Credit: Nurse.org
As I lay dying…
In my travels, Pax and I (Pax is my service dog) went to visit the gang on the old ward and have coffee and deliver an apple crisp the hubby made to a couple of friends. For real these 2 kept me laughing and held me up when I was struggling in school. It is fun to sit and reminisce about the old days of killing myself as a floor nurse in hopes of delivering high-quality care to my patients. I know I sound like buzzwords for a hospital chain and customer care (It is not). I had always believed in high-quality care before some corporate genius made it a buzz kill…err word.
While I was visiting the unit, there was a patient who is very, very old and is dying a slow death. Like many of our very old patients in this country, we do everything to prolong life. Why? No seriously, why?
The patient in question is still a full-code in his late 90s. Which means that if his heart stops, they want us to do every heroic thing to save him. That means CPR which will compress his sternum 2-2 1/2 inches. We will insert a tube in his throat to assist him in breathing. We will deliver 400 joules of electricity if his heart is beating funny to try and restart a “normal” rhythm. If you have watched any television drama about emergency rooms or ICU…this is far worse (see the picture, that is what the aftermath looks like). If you have done CPR, you know that feeling as you are starting compressions when the sternum and ribs break on the frail elderly with an almost nauseating snap. You work just like they were younger all the while knowing that death is a far better outcome than lying in a hospital bed.
You are left in a pair of depends, being turned every 2 hours and changed more frequently due to your incontinence and the insistence that you be hydrated. So who did this to you? Why your family, of course. They told the internal medicine service that they wanted them to “save your life” and make it so you can go back to the Nursing home where they mostly ignore you and visit you when they “have the time.” So here you lay a full code, in pain constantly moaning hoping that your someone understands that you need something for the pain or even something as simple as why me. He is in enough pain that they are afraid to give him too much morphine as it will suppress his respiratory drive and ultimately cause his demise.

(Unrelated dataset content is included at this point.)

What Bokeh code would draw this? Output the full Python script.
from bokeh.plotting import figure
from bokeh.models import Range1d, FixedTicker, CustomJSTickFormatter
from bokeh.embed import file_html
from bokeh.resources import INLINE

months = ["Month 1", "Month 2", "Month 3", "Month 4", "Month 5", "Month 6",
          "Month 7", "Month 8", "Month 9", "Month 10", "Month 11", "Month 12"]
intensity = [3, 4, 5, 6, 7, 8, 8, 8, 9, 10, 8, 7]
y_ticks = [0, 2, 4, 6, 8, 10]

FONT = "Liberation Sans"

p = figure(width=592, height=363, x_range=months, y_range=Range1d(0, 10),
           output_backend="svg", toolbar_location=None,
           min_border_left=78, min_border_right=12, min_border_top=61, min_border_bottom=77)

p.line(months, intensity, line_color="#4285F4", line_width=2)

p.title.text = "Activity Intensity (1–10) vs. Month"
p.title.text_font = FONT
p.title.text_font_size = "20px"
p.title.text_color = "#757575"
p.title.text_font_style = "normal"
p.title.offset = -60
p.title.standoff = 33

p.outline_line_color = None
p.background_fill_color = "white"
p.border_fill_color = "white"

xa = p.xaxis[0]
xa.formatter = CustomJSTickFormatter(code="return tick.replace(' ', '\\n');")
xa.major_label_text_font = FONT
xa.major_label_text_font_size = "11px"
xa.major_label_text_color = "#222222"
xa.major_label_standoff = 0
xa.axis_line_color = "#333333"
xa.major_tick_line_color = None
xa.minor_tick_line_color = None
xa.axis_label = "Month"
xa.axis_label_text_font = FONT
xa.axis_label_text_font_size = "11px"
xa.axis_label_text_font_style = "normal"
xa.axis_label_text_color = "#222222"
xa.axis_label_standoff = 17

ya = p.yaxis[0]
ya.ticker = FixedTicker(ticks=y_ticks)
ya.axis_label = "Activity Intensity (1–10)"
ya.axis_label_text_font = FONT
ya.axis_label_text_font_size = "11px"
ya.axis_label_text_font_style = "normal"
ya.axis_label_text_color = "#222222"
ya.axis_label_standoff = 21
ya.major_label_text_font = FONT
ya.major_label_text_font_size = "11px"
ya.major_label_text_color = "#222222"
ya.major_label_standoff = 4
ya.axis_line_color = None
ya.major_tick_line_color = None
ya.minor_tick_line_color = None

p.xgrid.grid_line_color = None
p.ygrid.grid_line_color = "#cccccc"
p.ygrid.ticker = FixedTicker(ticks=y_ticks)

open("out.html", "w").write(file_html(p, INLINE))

We ignore a person’s wishes. We should have well-documented wishes (even in our 20s) about how many heroic measures should be allowed before they let you go. Without this, when you are in the worst distress, people you love are afraid just to let you go. I know, I have been in this circumstance as a family member and as a provider. It is the toughest thing you will ever do. When I approach having to deal with this personally and professionally. I always quote a line from Dostoyevsky’s Crime and Punishment (yeah I have really read it):
“I read about a man condemned to death saying or thinking, an hour before his death, that if he had to live somewhere high up on a cliffside, on a ledge so narrow that there was room only for his two feet- and with the abyss, the ocean, eternal darkness, eternal solitude, eternal storm all around him- and had to stay like that, on a square foot of space, an entire lifetime, a thousand years, an eternity- it would be better to live so than to die right now! Only to live, to live, to live! To live, no matter how- only to live!”

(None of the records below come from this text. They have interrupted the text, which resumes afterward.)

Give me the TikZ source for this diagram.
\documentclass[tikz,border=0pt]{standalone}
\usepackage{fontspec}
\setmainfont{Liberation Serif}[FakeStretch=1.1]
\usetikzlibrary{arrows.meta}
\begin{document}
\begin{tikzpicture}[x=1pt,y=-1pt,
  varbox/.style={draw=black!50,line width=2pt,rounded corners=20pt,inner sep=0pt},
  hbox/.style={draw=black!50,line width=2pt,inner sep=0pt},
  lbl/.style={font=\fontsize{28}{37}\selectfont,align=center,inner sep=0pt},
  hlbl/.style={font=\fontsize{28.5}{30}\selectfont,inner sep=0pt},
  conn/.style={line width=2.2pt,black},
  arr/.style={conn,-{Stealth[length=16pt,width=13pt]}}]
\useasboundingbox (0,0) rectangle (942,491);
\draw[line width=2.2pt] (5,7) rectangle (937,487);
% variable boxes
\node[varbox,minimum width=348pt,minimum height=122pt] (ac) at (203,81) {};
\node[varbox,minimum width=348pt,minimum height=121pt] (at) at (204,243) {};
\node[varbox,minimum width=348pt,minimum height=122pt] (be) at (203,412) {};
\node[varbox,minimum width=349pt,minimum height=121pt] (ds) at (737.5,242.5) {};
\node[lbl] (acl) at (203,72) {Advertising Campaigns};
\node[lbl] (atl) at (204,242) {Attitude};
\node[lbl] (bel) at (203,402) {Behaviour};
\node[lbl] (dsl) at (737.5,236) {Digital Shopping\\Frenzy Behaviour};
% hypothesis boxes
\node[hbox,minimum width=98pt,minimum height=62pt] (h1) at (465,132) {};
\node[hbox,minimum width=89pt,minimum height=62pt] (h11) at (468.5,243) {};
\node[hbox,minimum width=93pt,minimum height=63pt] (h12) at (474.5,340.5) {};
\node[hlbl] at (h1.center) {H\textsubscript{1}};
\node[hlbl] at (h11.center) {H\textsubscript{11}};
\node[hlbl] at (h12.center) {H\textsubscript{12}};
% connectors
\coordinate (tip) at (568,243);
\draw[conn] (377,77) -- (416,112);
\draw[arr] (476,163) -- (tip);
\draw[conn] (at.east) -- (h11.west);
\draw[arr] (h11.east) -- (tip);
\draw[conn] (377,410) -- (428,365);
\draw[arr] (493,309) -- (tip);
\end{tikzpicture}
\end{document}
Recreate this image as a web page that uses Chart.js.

I get it, and I think you do too. We would rather stand in a torment of life than face what is next. This patient may not be feeling this sentiment, but I can bet a month’s salary that there is at least one family member who feels this way and is sure that this person should live at all costs. I get it. The person laying in that bed is your father, grandfather, brother, friend. You remember them bouncing you on their knee, going on a hike, picking apples, or just sitting and listening to stories about life when he was a kid and how he used to hike and pick apples in the same orchard and how much he truly enjoyed it and how different it was…
Yes, it is tough, and there is no way to sugarcoat the truth. To everything, there is a season, and a time to every purpose under the heaven: A time to be born, and a time to die; (Ecclesiastes 3:1-2). Bet you didn’t expect a bible quote, but there it is…and it fits. It may just be time for him to go. There are many things we as providers can and can’t do, and the biggest of these is prolong life when the body is no longer able to sustain it.
As I was walking back to my ward, I thought, I hope my family does not do that to me. As much as I want to live and enjoy life, he does not have much enjoyment.
Have a great day and be the kind of person your dog thinks you are.